Does the TruEdge scrubber require special maintenance?

The TruEdge scrubber arm requires a quick wipe every three to four cleaning sessions — approximately 30 seconds with a damp cotton swab along the scrubber contact surface.
Grime accumulates in the scrubber during the frame-boundary pass; left uncleaned, it deposits the accumulated residue back onto the glass on subsequent sessions, producing a faint line of residue along the frame edge that is visible at 45° light. It is a minor maintenance step the MINI2 does not require, but it is easy enough that it should not factor into the purchase decision. The TruEdge assembly itself showed no wear or flex after 42 test cycles.

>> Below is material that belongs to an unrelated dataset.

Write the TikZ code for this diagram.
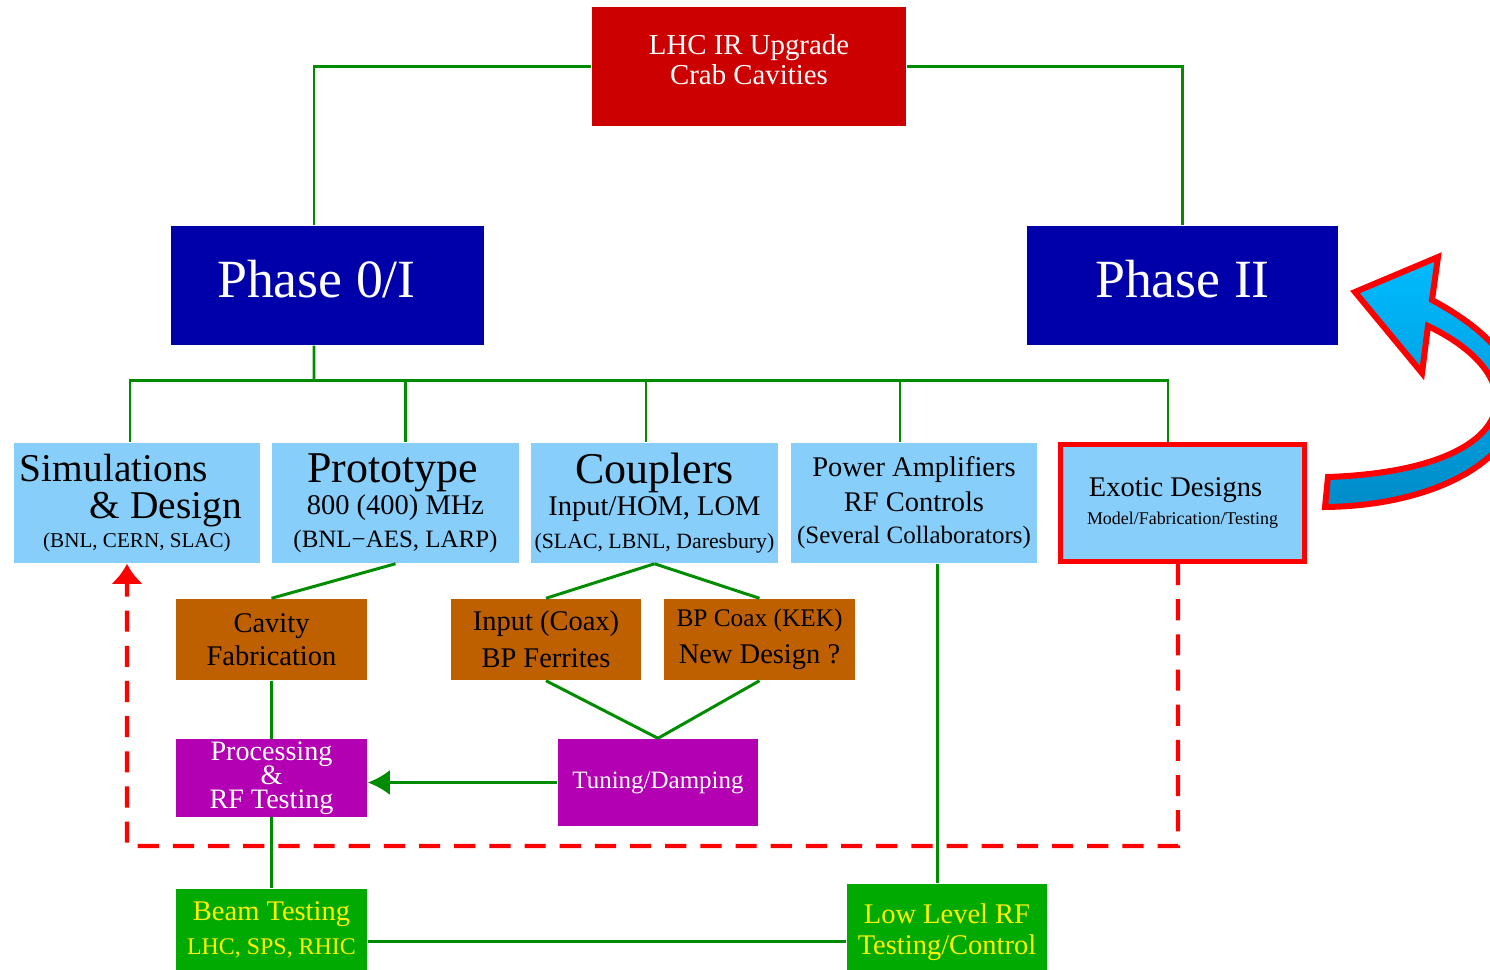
\documentclass[tikz,border=0pt]{standalone}
\usepackage{fontspec}
\setmainfont{Liberation Serif}
\usepackage{tikz}
\usetikzlibrary{arrows}
\usetikzlibrary{arrows.meta}
\definecolor{lhcred}{RGB}{204,0,0}
\definecolor{phaseblue}{RGB}{0,0,170}
\definecolor{boxblue}{RGB}{135,206,250}
\definecolor{fabbrown}{RGB}{191,96,0}
\definecolor{procpurple}{RGB}{178,0,178}
\definecolor{testgreen}{RGB}{0,170,0}
\definecolor{linkgreen}{RGB}{0,140,0}
\definecolor{arrowcyan}{RGB}{0,187,255}
\definecolor{arrowdark}{RGB}{0,140,200}
\tikzset{>=latex}
\tikzset{
  box/.style={rectangle, inner sep=0pt, align=center},
  topbox/.style={box, fill=lhcred, text=white, minimum width=3.14cm, minimum height=1.19cm, text depth=4pt, font=\fontsize{8.2}{8.6}\selectfont},
  phasebox/.style={box, fill=phaseblue, text=white, minimum width=3.13cm, minimum height=1.19cm, text depth=3.7pt, font=\fontsize{15.3}{16}\selectfont},
  taskbox/.style={box, fill=boxblue, minimum width=2.46cm, minimum height=1.2cm, font=\fontsize{8.1}{9.2}\selectfont},
  fabbox/.style={box, fill=fabbrown, minimum width=1.91cm, minimum height=0.81cm, font=\fontsize{8.1}{10.5}\selectfont},
  procbox/.style={box, fill=procpurple, text=white, minimum width=1.91cm, minimum height=0.77cm, font=\fontsize{8}{9.3}\selectfont},
  testbox/.style={box, fill=testgreen, text=yellow, minimum width=1.91cm, minimum height=0.82cm, font=\fontsize{8.1}{9.6}\selectfont},
  link/.style={draw=linkgreen, line width=0.85pt},
  feedback/.style={draw=red, line width=1.15pt, dash pattern=on 6pt off 4pt},
}

\begin{document}
\begin{tikzpicture}[x=0.01cm,y=-0.01cm]
                    \useasboundingbox (0,0) rectangle (1490,969);
                    \node[topbox] (lhc) at (749,66.5) {LHC IR Upgrade\\Crab Cavities};
                    \node[phasebox] (phase0) at (327.5,285.5) {Phase 0/I\hspace*{0.22cm}};
                    \node[phasebox, minimum width=3.11cm] (phase2) at (1182.5,285.5) {Phase II};
                    \node[taskbox] (sim) at (137,503) {\hbox to 2.34cm{\fontsize{11.2}{10}\selectfont Simulations\hfil}\\[1.5pt]\hbox to 2.34cm{\hfil\fontsize{11.2}{10}\selectfont\& Design\hspace{0.12cm}}\\[-1pt]{\fontsize{6}{7}\selectfont (BNL, CERN, SLAC)}};
                    \node[taskbox] (proto) at (395.5,503) {{\fontsize{12.5}{10}\selectfont Prototype\hspace*{0.06cm}}\\800 (400) MHz\\{\fontsize{7.1}{8}\selectfont (BNL−AES, LARP)}};
                    \node[taskbox] (coup) at (654.5,503) {{\fontsize{12.5}{10}\selectfont Couplers}\\Input/HOM, LOM\\{\fontsize{6.2}{8}\selectfont (SLAC, LBNL, Daresbury)}};
                    \node[taskbox] (pwr) at (914,503) {Power Amplifiers\\[0.6pt]RF Controls\\{\fontsize{7.1}{8}\selectfont (Several Collaborators)}};
                    \node[taskbox, draw=red, line width=1.4pt, minimum width=2.44cm, minimum height=1.17cm, font=\fontsize{8.1}{7.7}\selectfont] (exo) at (1182.5,503) {Exotic Designs\hspace*{0.14cm}\\{\fontsize{5.1}{6}\selectfont Model/Fabrication/Testing}};
                    \node[fabbox] (cavity) at (271.5,639.5) {Cavity\\[-1pt]Fabrication};
                    \node[fabbox, minimum width=1.9cm] (inp) at (546,639.5) {Input (Coax)\\BP Ferrites};
                    \node[fabbox] (bpc) at (759.5,639.5) {{\fontsize{7.2}{8}\selectfont BP Coax (KEK)}\\New Design ?};
                    \node[procbox] (proc) at (271.5,778) {Processing\\[-2.4pt]\&\\[-2.4pt]RF Testing};
                    \node[procbox, minimum width=2cm, minimum height=0.87cm, font=\fontsize{7.1}{8}\selectfont] (tun) at (658,782.5) {Tuning/Damping};
                    \node[testbox] (beam) at (271.5,930) {Beam Testing\\{\fontsize{6.8}{8}\selectfont LHC, SPS, RHIC}};
                    \node[testbox, minimum width=2cm, minimum height=0.96cm, font=\fontsize{8.1}{8.8}\selectfont] (llrf) at (947,932) {Low Level RF\\Testing/Control};
                    \draw[link] (lhc.west) -| ([xshift=-0.135cm]phase0.north);
                    \draw[link] (lhc.east) -| (phase2.north);
                    \coordinate (bus) at (314,380);
                    \draw[link] ([xshift=-0.135cm]phase0.south) -- (bus);
                    \foreach \n/\dx in {sim/-0.07, proto/0.095, coup/-0.085, pwr/-0.14, exo/-0.145}
                        \draw[link] (bus) -| ([xshift=\dx cm]\n.north);
                    \draw[link] (proto.south) -- (cavity.north);
                    \draw[link] (coup.south) -- (inp.north);
                    \draw[link] (coup.south) -- (bpc.north);
                    \draw[link] (cavity.south) -- (proc.north);
                    \draw[link] (inp.south) -- (tun.north);
                    \draw[link] (bpc.south) -- (tun.north);
                    \draw[link, -{Latex[length=0.22cm,width=0.25cm]}] (tun.west) -- (tun.west -| proc.east);
                    \draw[link] (proc.south) -- (beam.north);
                    \coordinate (pa) at ([xshift=0.23cm]pwr.south);
                    \draw[link] (pa) -- (pa |- llrf.north);
                    \coordinate (bt) at ([yshift=-0.11cm]beam.east);
                    \draw[link] (bt) -- (bt -| llrf.west);
                    \coordinate (fbcorner) at (127,846);
                    \draw[feedback, -{Latex[length=0.2cm,width=0.32cm]}] ([xshift=-0.045cm]exo.south) |- (fbcorner) -- ([xshift=-0.1cm]sim.south);
                    \draw[red, line width=1.7pt, line join=miter, top color=arrowcyan, middle color=arrowcyan, bottom color=arrowdark]
                        (1325,507) .. controls (1500,505) and (1600,390) .. (1432,300) -- (1438,257) -- (1355,292) -- (1422,373) -- (1428,326) .. controls (1540,380) and (1520,470) .. (1328,477) -- cycle;
                    \end{tikzpicture}
\end{document}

The spring tension in the arm remained consistent from Day 1 to Day 14. It is built to hold up to the task it is designed for.

ECOVACS WINBOT W2S Review: Final Verdict

The WINBOT W2S delivers the best single-pass corner coverage measured at Window Robot Guide. TruEdge is not a marketing feature — it produces a Corner Residual of 0.15 inches in one Thorough Clean cycle, a result the MINI2 cannot match even with its two-pass Edge Clean workflow. The 19-foot cord and larger body make it the better robot for standard to large framed windows and sliding glass door panels.

What the W2S does not change is the physics of pad management. Pad Saturation Point applies here as it applies to every robot in this category. The TruEdge scrubber cleans the frame boundary; a saturated pad still redistributes grime across the field. Change pads between windows and the W2S earns its price. Skip that discipline and the TruEdge result is invisible behind the streaks.

The MINI2 remains the right robot for narrow casement windows. The W2 PRO Omni is the right robot for buyers who need cordless. The W2S is the right robot for the buyer in between: standard windows, corded power, and a specific interest in not wiping the corners by hand afterward.

The WINBOT W2S is what window cleaning looks like when the robot finally reaches the edge.